Anggota Komisi III, Bambang Soesatyo, menyebutkan permasalahan tersebut sebenarnya telah selesai ketika Polri memberikan penjelasan pada Komisi III, periode lalu. Bambang menyiratkan fit and proper test yang kemungkinkan akan berlangsung paling lama dua pekan mendatang, akan berlangsung mulus.
“Apakah Komisi III akan menyetujui dan menerima usulan presiden? Saya tidak tahu persis. Namun, biasanya menoleh kebelakang sejarah fit and proper test calon Kapolri maupun Panglima TNI di DPR, ujung-ujungnya DPR menerima juga usulan presiden,” ucap Bambang.
“Soal isu rekening gendut, Komisi III periode lalu sebenarnya sudah mendapat klarifikasi dari Bambang Hendarso Danuri (BHD), Kapolri ketika itu, bahwa yang bersangkutan sudah diperiksa institusi Polri dan hasilnya clear,” tutur Bambang seraya memastikan Partai Golkar mendukung pencalonan Budi Gunawan sebagai Kapolri menggantikan Jenderal Sutarman.
Pengamat militer dan intelijen, Susaningtyas Nefo Handayani Kertopati, juga berpandangan sama. Pendiktean terhadap Budi Gunawan saat menjabat sebagai Kapolri, menurutnya tidak akan terjadi.
Budi Gunawan bahkan dinilainya akan menjadi Kapolri yang sedikit berbicara dan banyak bekerja.

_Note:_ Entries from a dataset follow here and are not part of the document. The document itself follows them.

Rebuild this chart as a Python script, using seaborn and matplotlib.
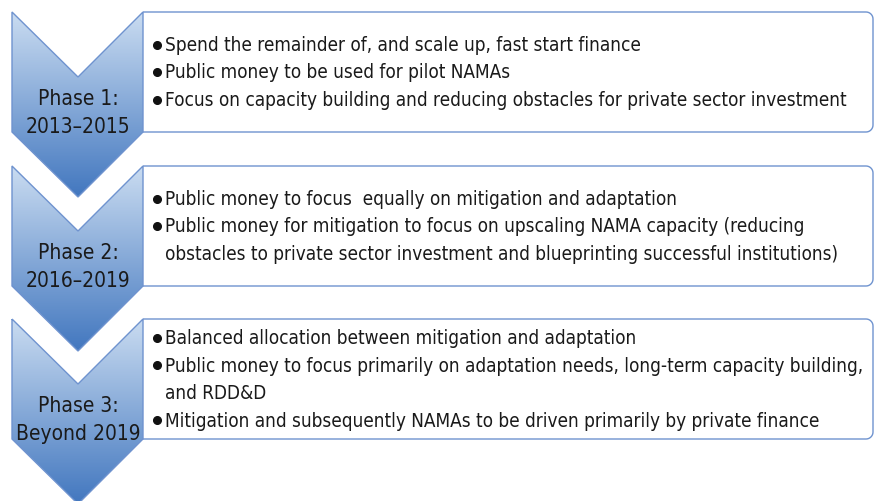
import numpy as np
import matplotlib.pyplot as plt
import seaborn as sns
from matplotlib.path import Path
from matplotlib.patches import PathPatch, Polygon

# Datos del diagrama
fases = ['Phase 1:\n2013–2015', 'Phase 2:\n2016–2019', 'Phase 3:\nBeyond 2019']
puntos_1 = ['Spend the remainder of, and scale up, fast start finance',
            'Public money to be used for pilot NAMAs',
            'Focus on capacity building and reducing obstacles for private sector investment']
puntos_2 = ['Public money to focus  equally on mitigation and adaptation',
            'Public money for mitigation to focus on upscaling NAMA capacity (reducing\n'
            'obstacles to private sector investment and blueprinting successful institutions)']
puntos_3 = ['Balanced allocation between mitigation and adaptation',
            'Public money to focus primarily on adaptation needs, long-term capacity building,\n'
            'and RDD&D',
            'Mitigation and subsequently NAMAs to be driven primarily by private finance']
puntos = [puntos_1, puntos_2, puntos_3]

sns.set_theme(style='white')
plt.rcParams['font.family'] = ['DejaVu Sans']

fig = plt.figure(figsize=(8.75, 5.02), dpi=100)
ax = fig.add_axes([0, 0, 1, 1])
ax.set_xlim(0, 875)
ax.set_ylim(502, 0)
ax.axis('off')

borde = '#6f93cf'
azules = sns.blend_palette(['#cadcf1', '#4277bf'], as_cmap=True)

tops = [13, 167, 320]
x0, xm, x1 = 12, 78, 143
muesca, alto, punta = 65, 120, 185
xr = 873
rad = 7

for i, top in enumerate(tops):
    # flecha (chevron) con degradado
    verts = [(x0, top), (xm, top + muesca), (x1, top), (x1, top + alto),
             (xm, top + punta), (x0, top + alto)]
    chev = Polygon(verts, closed=True, facecolor='none', edgecolor=borde, lw=1, zorder=3)
    ax.add_patch(chev)
    grad = np.linspace(0, 1, 256).reshape(-1, 1)
    im = ax.imshow(grad, cmap=azules, extent=[x0, x1, top + punta, top],
                   aspect='auto', zorder=2)
    im.set_clip_path(chev)

    # caja de texto con esquinas derechas redondeadas
    bot = top + alto
    t = np.linspace(0, np.pi / 2, 10)
    arc_top = [(xr - rad + rad * np.sin(a), top + rad - rad * np.cos(a)) for a in t]
    arc_bot = [(xr - rad + rad * np.cos(a), bot - rad + rad * np.sin(a)) for a in t]
    pts = [(x1, top)] + arc_top + arc_bot + [(x1, bot)]
    ax.add_patch(PathPatch(Path(pts), facecolor='white', edgecolor=borde, lw=1, zorder=1))

    ax.text(xm, top + 100, fases[i], ha='center', va='center', fontstretch='condensed',
            fontsize=15, color='#1a1a1a', linespacing=1.45, zorder=4)

    # lineas de viñetas
    lineas = []
    for p in puntos[i]:
        for k, l in enumerate(p.split('\n')):
            lineas.append((k == 0, l))
    n = len(lineas)
    paso = 27.5
    yc = top + 60 - (n - 1) * paso / 2
    for j, (vin, l) in enumerate(lineas):
        y = yc + j * paso
        if vin:
            ax.plot(157, y, 'o', ms=5.5, color='#111111')
        ax.text(165, y, l, ha='left', va='center', fontstretch='condensed',
                fontsize=13.6, color='#1a1a1a')

fig.savefig('out.png', dpi=100)
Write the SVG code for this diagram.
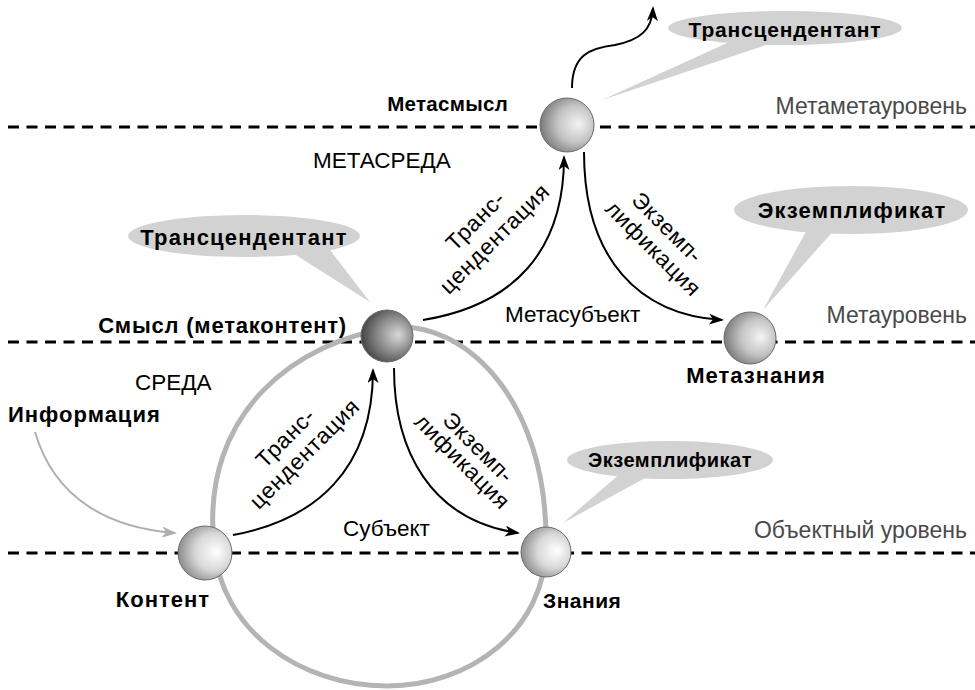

“Budi Gunawan sadar betul bahwa pemberantasan narkoba, judi, kejahatan jalanan, white collar crime, dan penguatan alutsista serta peningkatan giat dan prasarana intelkam Polri adalah suatu keniscayaan. Saya yakin dia memiliki kemampuan membuat rencana strategi (renstra) Polri dan akan menjadi Kapolri yang tak banyak bicara, tapi banyak kerja,” kata perempuan yang akrab disapa Nuning ini.